Some of these differences might explain the differing distributions; for example, Ardoin’s better showing on Remington’s and better performances by the Democrats with JMC’s. Then again, four percent more black households seems a stretch to explain why JMC had Democrats picking up over a quarter of the vote while Remington had them at less than a sixth, and that the only black Democrat in the race, Collins-Greenup, got six percent in Remington’s but only four percent in JMC’s.

One other issue might have inflated Ardoin’s totals with Remington: that survey apparently didn’t rotate names in the question, instead asking all Republicans first in alphabetical order, then the two Democrats in the same fashion. Some respondents not knowing anything about a race but wanting to give an answer for whatever reason will attach to the first name they hear, in Remington’s case apparently always Ardoin.

The short JMC poll did ask another question that overlap to a degree with Remington’s: whether to reelect Democrat Gov. John Bel Edwards. Both delivered the same proportion to reelect, 43 percent, but Remington had 46 percent for “someone new” while JMC had 37 percent to say he didn’t deserve “to be reelected.”

Undoubtedly the question wordings – “If the 2019 Election for Governor of Louisiana were held today, would you definitely vote to reelect John Bel Edwards or would you give someone new a chance?” and “Do you believe that Governor John Bel Edwards deserves to be re-elected?” – had something to do with 9 percent more undecided than negative. It’s also possible that the slightly different sampling frame, with more blacks in JMC’s, might also have reduced the negative response.

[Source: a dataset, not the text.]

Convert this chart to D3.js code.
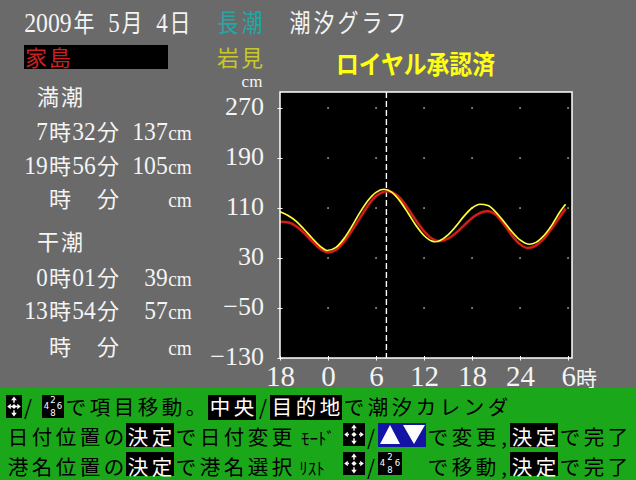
<!DOCTYPE html>
<html><head><meta charset="utf-8">
<script src="https://cdn.jsdelivr.net/npm/d3@7"></script>
<style>html,body{margin:0;padding:0;background:#6a6a6a;overflow:hidden}</style>
</head><body>
<svg id="c" width="636" height="480"></svg>
<script>
// ---------- data ----------
const dateTitle = "2009年 5月 4日";
const tideType = "長潮";
const chartTitle = "潮汐グラフ";
const portA = "家島";
const portB = "岩見";
const approval = "ロイヤル承認済";
const unitLabel = "cm";
const highTideLabel = " 満潮";
const lowTideLabel = " 干潮";
const highTides = [" 7時32分 137cm", "19時56分 105cm", "  時  分    cm"];
const lowTides = [" 0時01分  39cm", "13時54分  57cm", "  時  分    cm"];

const yTicks = [-130, -50, 30, 110, 190, 270];
const xTicks = [-6, 0, 6, 12, 18, 24, 30];
const xTickLabels = ["18", "0", "6", "12", "18", "24", "6"];
const hourUnit = "時";
const nowHour = 7.3;

// 家島 (red)
const redHours  = [-6, -5, -4, -3, -2, -1, 0, 1, 2, 3, 4, 5, 6, 7, 7.4, 8, 9, 10, 11, 12, 13, 13.9, 15, 16, 17, 18, 19, 19.9, 21, 22, 23, 24, 25, 26, 27, 28, 29, 29.7];
const redLevels = [88, 87, 81, 70, 57, 45, 39, 43, 56, 74, 94, 114, 129, 136, 137, 135, 126, 109, 90, 73, 61, 57, 61, 70, 82, 94, 102, 105, 99, 84, 66, 52, 46, 50, 61, 78, 96, 109];
// 岩見 (yellow)
const yellowHours  = [-6, -5, -4, -3, -2, -1, -0.1, 1, 2, 3, 4, 5, 6, 7, 8, 9, 10, 11, 12, 13, 13.4, 14, 15, 16, 17, 18, 19, 20, 21, 22, 23, 24, 25.2, 26, 27, 28, 29, 29.7];
const yellowLevels = [104, 98, 89, 76, 62, 49, 42, 47, 61, 81, 103, 122, 135, 140, 135, 121, 102, 82, 66, 57, 56, 58, 67, 81, 97, 110, 116, 114, 103, 88, 72, 59, 52, 55, 66, 83, 104, 116];

const help1 = ["/", "で項目移動。", "中央", "/", "目的地", "で潮汐カレンダ"];
const help2 = ["日付位置の", "決定", "で日付変更", "ﾓｰﾄﾞ", "/", "で変更,", "決定", "で完了"];
const help3 = ["港名位置の", "決定", "で港名選択", "ﾘｽﾄ", "/", "で移動,", "決定", "で完了"];
const padDigits = ["2", "4", "6", "8"];

// ---------- drawing ----------
const svg = d3.select('#c');
const FONT_SERIF = '"Liberation Serif", "DejaVu Serif", serif';
const FONT_CJK = '"Noto Sans CJK JP", "Noto Sans CJK SC", sans-serif';

svg.append('rect').attr('width', 636).attr('height', 480).attr('fill', '#6a6a6a');

function cat(ch) {
  const c = ch.codePointAt(0);
  if (ch === ' ') return 's';
  if (c >= 0x61 && c <= 0x7a) return 'l';
  if (c < 0x80) return 'a';
  if (c >= 0xFF61 && c <= 0xFF9F) return 'k';
  return 'f';
}
function cw(k) { return k === 'f' ? 24 : 12; }
function gridWidth(str) { return d3.sum([...str], ch => cw(cat(ch))); }
function textBlock(parent) {
  return parent.append('text').attr('text-anchor', 'middle').style('white-space', 'pre');
}
// lays characters of str on a 12/24px character grid as tspans of text t
function gridSpans(t, str, x0, y, o) {
  const chars = [...str];
  let x = o.anchor === 'end' ? x0 - gridWidth(str) : x0;
  let i = 0;
  while (i < chars.length) {
    const k = cat(chars[i]);
    let j = i + 1;
    if (k !== 'f') while (j < chars.length && cat(chars[j]) === k) j++;
    const s = chars.slice(i, j).join('');
    const w = (j - i) * cw(k);
    const ts = t.append('tspan').attr('x', x + w / 2).attr('y', y).attr('fill', o.fill).text(s);
    if (k === 'a' || k === 'l' || k === 's') {
      ts.attr('font-family', o.asciiFamily || FONT_SERIF)
        .attr('font-size', k === 'l' ? (o.low || o.num) : o.num);
    } else {
      ts.attr('font-family', FONT_CJK).attr('font-size', k === 'k' ? (o.kana || o.cjk) : o.cjk);
    }
    if (k === 'a' || k === 'l') {
      const nat = ts.node().getComputedTextLength();
      if (nat > w - 0.5) ts.attr('textLength', w - 0.5).attr('lengthAdjust', 'spacingAndGlyphs');
    }
    x += w; i = j;
  }
}

// header (row 1 drawn with a slight vertical stretch: tall, narrow digits)
const hdr1 = {num: 24, cjk: 21, low: 24};
const hdr2 = {num: 24, cjk: 22, low: 22};
svg.append('rect').attr('x', 24).attr('y', 45).attr('width', 144).attr('height', 24).attr('fill', '#000');
const th1 = textBlock(svg).attr('transform', 'translate(0,31.5) scale(1,1.18)');
gridSpans(th1, dateTitle, 24, 0, Object.assign({fill: '#f4f4f4'}, hdr1));
gridSpans(th1, tideType, 216, 0, Object.assign({fill: '#22a6a6'}, hdr1));
gridSpans(th1, chartTitle, 288, 0, Object.assign({fill: '#f4f4f4'}, hdr1));
const th2 = textBlock(svg);
gridSpans(th2, portA, 24, 65.5, Object.assign({fill: '#cc2020'}, hdr2));
gridSpans(th2, portB, 216, 65.5, Object.assign({fill: '#c8c82a'}, hdr2));
gridSpans(th2, unitLabel, 240, 87.2, {fill: '#f4f4f4', num: 17, low: 17, cjk: 17});
svg.append('text').attr('transform', 'translate(336,74) scale(1,1.12)')
  .attr('font-family', FONT_CJK).attr('font-weight', 'bold').attr('font-size', 23)
  .attr('fill', '#ffff10').attr('textLength', 159).attr('lengthAdjust', 'spacingAndGlyphs')
  .text(approval);

// left panel
const lp = {fill: '#f4f4f4', num: 25, cjk: 22, low: 22};
const tl = textBlock(svg);
gridSpans(tl, highTideLabel, 24, 105, lp);
const hiBase = [140, 174, 207];
highTides.forEach((s, i) => gridSpans(tl, s, 24, hiBase[i], lp));
gridSpans(tl, lowTideLabel, 24, 250, lp);
const loBase = [286, 319, 355];
lowTides.forEach((s, i) => gridSpans(tl, s, 24, loBase[i], lp));

// chart
const x = d3.scaleLinear().domain([-6, 30.5]).range([280, 572]);
const y = d3.scaleLinear().domain([-130, 295.6]).range([358, 92]);
const [x0, x1] = x.range(), [y0, y1] = y.range();

svg.append('rect').attr('x', x0).attr('y', y1).attr('width', x1 - x0).attr('height', y0 - y1).attr('fill', '#000');

const dots = [];
xTicks.filter(d => d > x.domain()[0]).forEach(xt => yTicks.filter(d => d > y.domain()[0]).forEach(yt => dots.push([xt, yt])));
svg.append('g').selectAll('rect').data(dots).join('rect')
  .attr('x', d => x(d[0]) - 0.6).attr('y', d => y(d[1]) - 0.6)
  .attr('width', 1.3).attr('height', 1.3).attr('fill', '#fff');

const line = d3.line().x(d => x(d[0])).y(d => y(d[1])).curve(d3.curveMonotoneX);
const redData = redHours.map((h, i) => [h, redLevels[i]]);
const yellowData = yellowHours.map((h, i) => [h, yellowLevels[i]]);

svg.append('line').attr('x1', x(nowHour)).attr('x2', x(nowHour)).attr('y1', y1).attr('y2', y0)
  .attr('stroke', '#fff').attr('stroke-width', 1.4).attr('stroke-dasharray', '6,3');

svg.append('path').datum(redData).attr('d', line).attr('fill', 'none')
  .attr('stroke', '#8a2a00').attr('stroke-width', 3.4).attr('stroke-opacity', 0.45);
svg.append('path').datum(redData).attr('d', line).attr('fill', 'none')
  .attr('stroke', '#d81c1c').attr('stroke-width', 2.2);
svg.append('path').datum(yellowData).attr('d', line).attr('fill', 'none')
  .attr('stroke', '#ffff3c').attr('stroke-width', 1.7);

svg.append('rect').attr('x', x0).attr('y', y1).attr('width', x1 - x0).attr('height', y0 - y1)
  .attr('fill', 'none').attr('stroke', '#fff').attr('stroke-width', 1.5);

const gy = svg.append('g').attr('transform', `translate(${x0},0)`)
  .call(d3.axisLeft(y).tickValues(yTicks).tickSizeInner(3).tickSizeOuter(0).tickPadding(13));
gy.select('.domain').remove();
gy.selectAll('.tick line').attr('stroke', '#fff').attr('x1', -2.5).attr('x2', 2.5);
gy.selectAll('.tick text').attr('fill', '#f4f4f4').attr('font-family', FONT_SERIF)
  .attr('font-size', 26).attr('dy', '0.24em');

const gx = svg.append('g').attr('transform', `translate(0,${y0})`)
  .call(d3.axisBottom(x).tickValues(xTicks).tickFormat((d, i) => xTickLabels[i])
    .tickSizeInner(2.5).tickSizeOuter(0).tickPadding(0));
gx.select('.domain').remove();
gx.selectAll('.tick line').attr('stroke', '#fff').attr('y1', -2).attr('y2', 2.5);
gx.selectAll('.tick text').attr('fill', '#f4f4f4').attr('font-family', FONT_SERIF)
  .attr('font-size', 29).attr('y', 28).attr('dy', 0);
const lastTick = gx.selectAll('.tick text').filter((d, i) => i === xTicks.length - 1);
lastTick.attr('text-anchor', 'start').attr('x', -7);
lastTick.append('tspan').attr('font-family', FONT_CJK).attr('font-size', 21).text(hourUnit);

// bottom help area
svg.append('rect').attr('x', 0).attr('y', 388).attr('width', 636).attr('height', 92).attr('fill', '#1aa81a');
const bt = {fill: '#000', num: 20.5, cjk: 20.5, kana: 17, asciiFamily: FONT_CJK};
const bw = Object.assign({}, bt, {fill: '#fff'});
const boxes = svg.append('g');
const icons = svg.append('g');
const tb = textBlock(svg);
const L1 = 415, L2 = 445, L3 = 475;

function plain(s, x, base) { gridSpans(tb, s, x, base, bt); }
function inv(s, x, base, top, h) {
  boxes.append('rect').attr('x', x).attr('y', top).attr('width', gridWidth(s)).attr('height', h).attr('fill', '#000');
  gridSpans(tb, s, x, base, bw);
}
function crossIcon(bx, by, w, h) {
  icons.append('rect').attr('x', bx).attr('y', by).attr('width', w).attr('height', h).attr('fill', '#000');
  const cx = bx + w / 2, cy = by + h / 2;
  const tri = `M${cx},${by + 1.5}L${cx + 2.8},${by + 5.2}L${cx - 2.8},${by + 5.2}Z` +
    `M${cx},${by + h - 1.5}L${cx + 2.8},${by + h - 5.2}L${cx - 2.8},${by + h - 5.2}Z` +
    `M${bx + 1.2},${cy}L${bx + 4.8},${cy - 2.8}L${bx + 4.8},${cy + 2.8}Z` +
    `M${bx + w - 1.2},${cy}L${bx + w - 4.8},${cy - 2.8}L${bx + w - 4.8},${cy + 2.8}Z` +
    `M${cx},${cy - 2.6}L${cx + 2.6},${cy}L${cx},${cy + 2.6}L${cx - 2.6},${cy}Z`;
  icons.append('path').attr('d', tri).attr('fill', '#fff');
  const stems = `M${cx},${by + 5}V${by + 7.8}M${cx},${by + h - 5}V${by + h - 7.8}` +
    `M${bx + 4.6},${cy}H${bx + 6}M${bx + w - 4.6},${cy}H${bx + w - 6}`;
  icons.append('path').attr('d', stems).attr('stroke', '#fff').attr('stroke-width', 1.4);
}
function padIcon(bx, by, w, h) {
  icons.append('rect').attr('x', bx).attr('y', by).attr('width', w).attr('height', h).attr('fill', '#000');
  const pos = [[w / 2, 7.5], [4.5, 14], [w - 4.5, 14], [w / 2, 21]];
  const tp = icons.append('text').attr('text-anchor', 'middle')
    .attr('font-family', '"DejaVu Sans", sans-serif').attr('font-size', 8.5).attr('fill', '#fff');
  padDigits.forEach((d, i) => tp.append('tspan').attr('x', bx + pos[i][0]).attr('y', by + pos[i][1]).text(d));
}
function upDownIcon(bx, by, w, h) {
  icons.append('rect').attr('x', bx).attr('y', by).attr('width', w).attr('height', h).attr('fill', '#1414a4');
  const p = `M${bx + 2},${by + h - 3}L${bx + w / 2 - 2},${by + h - 3}L${bx + w / 4},${by + 2}Z` +
    `M${bx + w / 2 + 1},${by + 2}L${bx + w - 1},${by + 2}L${bx + w * 3 / 4},${by + h - 3}Z`;
  icons.append('path').attr('d', p).attr('fill', '#fff');
}

// line 1
crossIcon(6, 395, 16, 23);
plain(help1[0], 22, L1);
padIcon(42, 395, 22, 23);
plain(help1[1], 64, L1);
inv(help1[2], 208, L1, 395, 25);
plain(help1[3], 257, L1);
inv(help1[4], 270, L1, 395, 25);
plain(help1[5], 342, L1);
// line 2
plain(help2[0], 6, L2);
inv(help2[1], 126, L2, 423, 24);
plain(help2[2], 174, L2);
plain(help2[3], 294, L2);
crossIcon(343, 423, 22, 23);
plain(help2[4], 365, L2);
upDownIcon(378, 423, 48, 24);
plain(help2[5], 426, L2);
inv(help2[6], 510, L2, 423, 24);
plain(help2[7], 558, L2);
// line 3
plain(help3[0], 6, L3);
inv(help3[1], 126, L3, 452, 24);
plain(help3[2], 174, L3);
plain(help3[3], 294, L3);
crossIcon(343, 452, 22, 23);
plain(help3[4], 365, L3);
padIcon(378, 452, 24, 23);
plain(help3[5], 426, L3);
inv(help3[6], 510, L3, 452, 24);
plain(help3[7], 558, L3);
</script>
</body></html>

So, should Edmonds be reassured, Ardoin worried, etc.? Given its much larger sample and apparent control questions, Remington’s results have the edge. Discounting the week’s difference as immaterial and weighing JMC’s at a third of both, you get something like this (rounded):
Fontenot Free: 14%
Ardoin: 10%
Stokes: 9%
Cloud: 6%
Edmonds: 6%
Collins-Greenup: 5%
Crowe: 5%
undecided: 45%

Which comes out with a more closely-packed field that seems more realistic in a low-information, low-interest environment.